I am trying hard, really hard, to like it here.
So I'll suck it up, and clean out the oven so I can bake here, with my kids. I'll create the kitchen memories with two little boys, the ones that I wish I could still have with my sisters. I'll call my grams and get her tea ring recipe, and make that too. Instead of board games with siblings I'll teach Ryk to play new games.
It is a learning process, this holiday away from family thing.
I am trying to be good about it. But it is hard.
I just want to do my best to create these memories for my kids, and it makes me sad knowing that my memories of Christmas aren't about the gifts I got each year (though don't get me wrong, I vividly still remember that darn "water baby doll" - thanks dad for filling it with warm water to make it feel "life like")- it was about quality time spent with grandparents, aunts, uncles, cousins...and I just can't create these memories for them this year.
As much as I wish I could fly back to Oregon (I almost put home, but home is here, not in Oregon) for the holidays, it just isn't feasible...my new job (the downfall to being an RN - gotta work holidays) and then the logistics, stress, and chaos that flying with 3 little kids during one of the most busy travel times of the year brings...yep we are staying put.
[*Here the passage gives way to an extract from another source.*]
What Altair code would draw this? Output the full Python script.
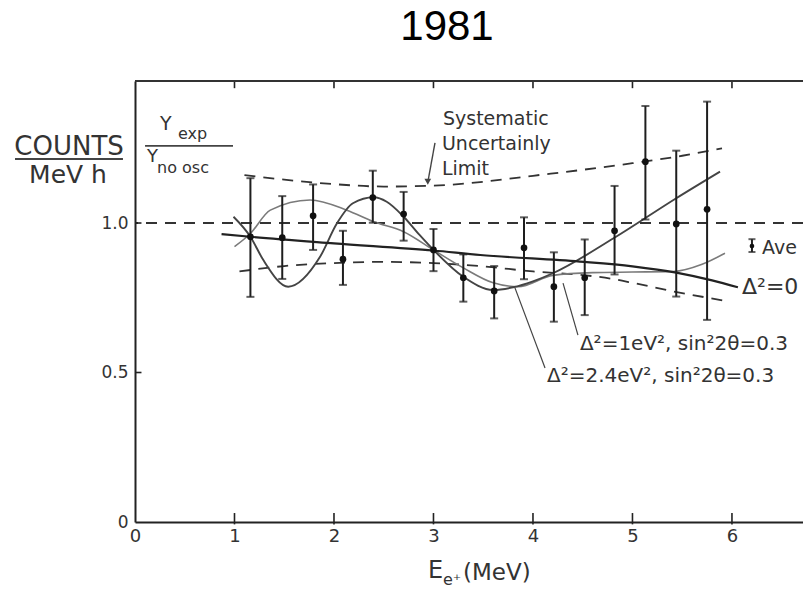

And even though I don't have a house full of guests to entertain, I have the 4 most precious people in the world who deserve to have the experience that would come with hosting a Christmas party. So I'm on it. I'm writing list, scouring cookbooks, and darn it we'll have a rocking holiday just the 5 of us. Unlike previous years, I won't have a hodge podge of yummy goods gathered from each holiday party to put out for my family on Christmas day, so I'll need to make fudge, cookies, a pie, etc... and I guess I'll just dream about that salmon dip my uncle makes - because that it is just something I can't replicate.
*****
In other exciting news, I'm charging up my batteries. My camera, it'll be back in action on the 23rd, just in time to capture memories of my Mr. turning...29. I can't wait! Just in time to capture memories of how we make the holidays our own, here.